My only source of income was shifts at the Night Hospital (again, that sense of having dreamed the Night Hospital many, many times before.) But, of course, I no longer had an RN license, plus, honestly, I was a bad nurse, the new medical technologies were not something I’d been trained in. It was only a matter of time before I’d have to quit working in the Night Hospital.

And while I thought the décor of the cave was quite fabulous—beautiful purple flowers in exquisite vases and books everywhere—when I looked at the place through the eyes of the young man’s relatives, I could see it was a dump.

I went up to a beautiful soignée female relative and introduced myself.
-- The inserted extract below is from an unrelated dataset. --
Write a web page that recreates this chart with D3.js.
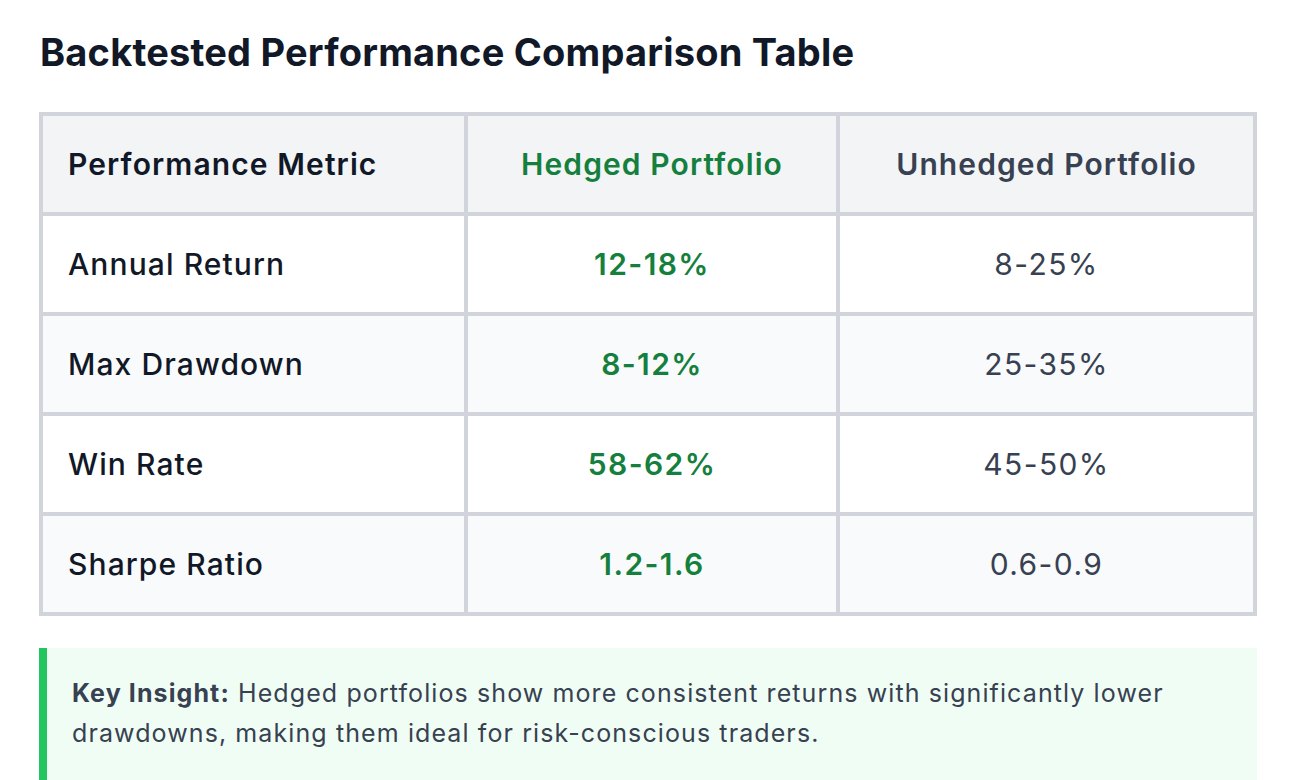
<!DOCTYPE html>
<html>
<head>
<meta charset="utf-8">
<script src="https://cdn.jsdelivr.net/npm/d3@7"></script>
<style>
  body { margin: 0; background: #fff; font-family: Inter, 'Noto Sans', sans-serif; }
</style>
</head>
<body>
<div id="chart"></div>
<script>
// table content
var title = 'Backtested Performance Comparison Table'
var columns = ['Performance Metric', 'Hedged Portfolio', 'Unhedged Portfolio']
var metrics = ['Annual Return', 'Max Drawdown', 'Win Rate', 'Sharpe Ratio']
var hedged = ['12-18%', '8-12%', '58-62%', '1.2-1.6']
var unhedged = ['8-25%', '25-35%', '45-50%', '0.6-0.9']
var insightLabel = 'Key Insight:'
var insightLines = [
	' Hedged portfolios show more consistent returns with significantly lower',
	'drawdowns, making them ideal for risk-conscious traders.'
]

var width = 1289
var height = 780

// column edges (line centres) of the table
var colEdges = [41, 466, 838, 1255]
var tableTop = 114, tableBottom = 614

var svg = d3.select('#chart')
	.append('svg')
	.attr('width', width)
	.attr('height', height)
	.attr('viewBox', [0, 0, width, height])

svg.append('text')
	.attr('x', 40)
	.attr('y', 66)
	.style('font-size', '38px')
	.style('font-weight', 700)
	.style('letter-spacing', '0.2px')
	.style('fill', '#111827')
	.text(title)

var rows = ['header'].concat(metrics)
var y = d3.scaleBand()
	.domain(rows)
	.range([tableTop, tableBottom])

var x = d3.scaleOrdinal()
	.domain(columns)
	.range(colEdges.slice(0, 3))

function colWidth(c) {
	var i = columns.indexOf(c)
	return colEdges[i + 1] - colEdges[i]
}

var rowFill = function (r, i) {
	if (r === 'header') return '#f3f4f6'
	return i % 2 === 1 ? '#ffffff' : '#f9fafb'
}

// backgrounds
svg.append('g')
	.selectAll('rect')
	.data(rows)
	.enter()
	.append('rect')
	.attr('x', colEdges[0])
	.attr('y', d => y(d))
	.attr('width', colEdges[3] - colEdges[0])
	.attr('height', y.bandwidth())
	.attr('fill', (d, i) => rowFill(d, i))

// grid lines
var grid = svg.append('g')
	.style('stroke', '#d1d5db')
	.style('stroke-width', 4)

grid.selectAll('line.h')
	.data(rows.map(r => y(r)).concat([tableBottom]))
	.enter()
	.append('line')
	.attr('class', 'h')
	.attr('x1', colEdges[0] - 2)
	.attr('x2', colEdges[3] + 2)
	.attr('y1', d => d)
	.attr('y2', d => d)

grid.selectAll('line.v')
	.data(colEdges)
	.enter()
	.append('line')
	.attr('class', 'v')
	.attr('x1', d => d)
	.attr('x2', d => d)
	.attr('y1', tableTop - 2)
	.attr('y2', tableBottom + 2)

var cellFont = '30px'
var cellSpacing = '1.1px'

// header labels
var headColors = ['#111827', '#15803d', '#374151']
svg.append('g')
	.selectAll('text')
	.data(columns)
	.enter()
	.append('text')
	.attr('x', (d, i) => i === 0 ? x(d) + 27 : x(d) + colWidth(d) / 2)
	.attr('y', y('header') + y.bandwidth() / 2 + 11)
	.attr('text-anchor', (d, i) => i === 0 ? 'start' : 'middle')
	.style('font-size', cellFont)
	.style('letter-spacing', cellSpacing)
	.style('font-weight', 600)
	.style('fill', (d, i) => headColors[i])
	.text(d => d)

// body cells
var cells = svg.append('g')

cells.selectAll('text.metric')
	.data(metrics)
	.enter()
	.append('text')
	.attr('class', 'metric')
	.attr('x', x(columns[0]) + 27)
	.attr('y', d => y(d) + y.bandwidth() / 2 + 11)
	.style('font-size', cellFont)
	.style('letter-spacing', cellSpacing)
	.style('font-weight', 500)
	.style('fill', '#111827')
	.text(d => d)

cells.selectAll('text.hedged')
	.data(hedged)
	.enter()
	.append('text')
	.attr('class', 'hedged')
	.attr('x', x(columns[1]) + colWidth(columns[1]) / 2)
	.attr('y', (d, i) => y(metrics[i]) + y.bandwidth() / 2 + 11)
	.attr('text-anchor', 'middle')
	.style('font-size', cellFont)
	.style('letter-spacing', '1.4px')
	.style('font-weight', 600)
	.style('fill', '#15803d')
	.text(d => d)

cells.selectAll('text.unhedged')
	.data(unhedged)
	.enter()
	.append('text')
	.attr('class', 'unhedged')
	.attr('x', x(columns[2]) + colWidth(columns[2]) / 2)
	.attr('y', (d, i) => y(metrics[i]) + y.bandwidth() / 2 + 11)
	.attr('text-anchor', 'middle')
	.style('font-size', cellFont)
	.style('letter-spacing', '1.4px')
	.style('font-weight', 400)
	.style('fill', '#374151')
	.text(d => d)

// insight box
var box = svg.append('g')
box.append('rect')
	.attr('x', 39)
	.attr('y', 648)
	.attr('width', 1257 - 39)
	.attr('height', 160)
	.attr('fill', '#f0fdf4')
box.append('rect')
	.attr('x', 39)
	.attr('y', 648)
	.attr('width', 8)
	.attr('height', 160)
	.attr('fill', '#22c55e')

var insight = box.append('text')
	.style('font-size', '25px')
	.style('letter-spacing', '1.1px')
	.style('fill', '#374151')

var first = insight.append('tspan')
	.attr('x', 72)
	.attr('y', 702)
first.append('tspan')
	.style('font-weight', 700)
	.text(insightLabel)
first.append('tspan')
	.text(insightLines[0])

insight.append('tspan')
	.attr('x', 72)
	.attr('y', 742)
	.text(insightLines[1])
</script>
</body>
</html>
She was gracious, but I could feel her cool appraisal. And then I caught a glimpse of myself in a mirror, and OmyGAWD, my teeth were falling out. Where my left eye tooth should be was a big gaping hole.

I was surrounded by a bunch of the male relatives. They all wore lime-green flannel lumberman shirts, and they kept multiplying like King Aeëtes’ soldiers sewn from serpents’ teeth. (Whoa! Dream Golden Fleece reference!)

We’re from Texas, they told me in unison as their numbers kept growing and growing.

_____

1 I have two close friends named Eleanor. One is a friend from my undergraduate college days: ethereal, eccentric, honey-voiced—she grew up in Alabama, and syrup still seeps from every syllable she speaks—and a wellspring of creativity. The other is a friend from my graduate school college days: logical, rational, incredibly articulate, and analytical. The Eleanor in my dream was Undergraduate Eleanor.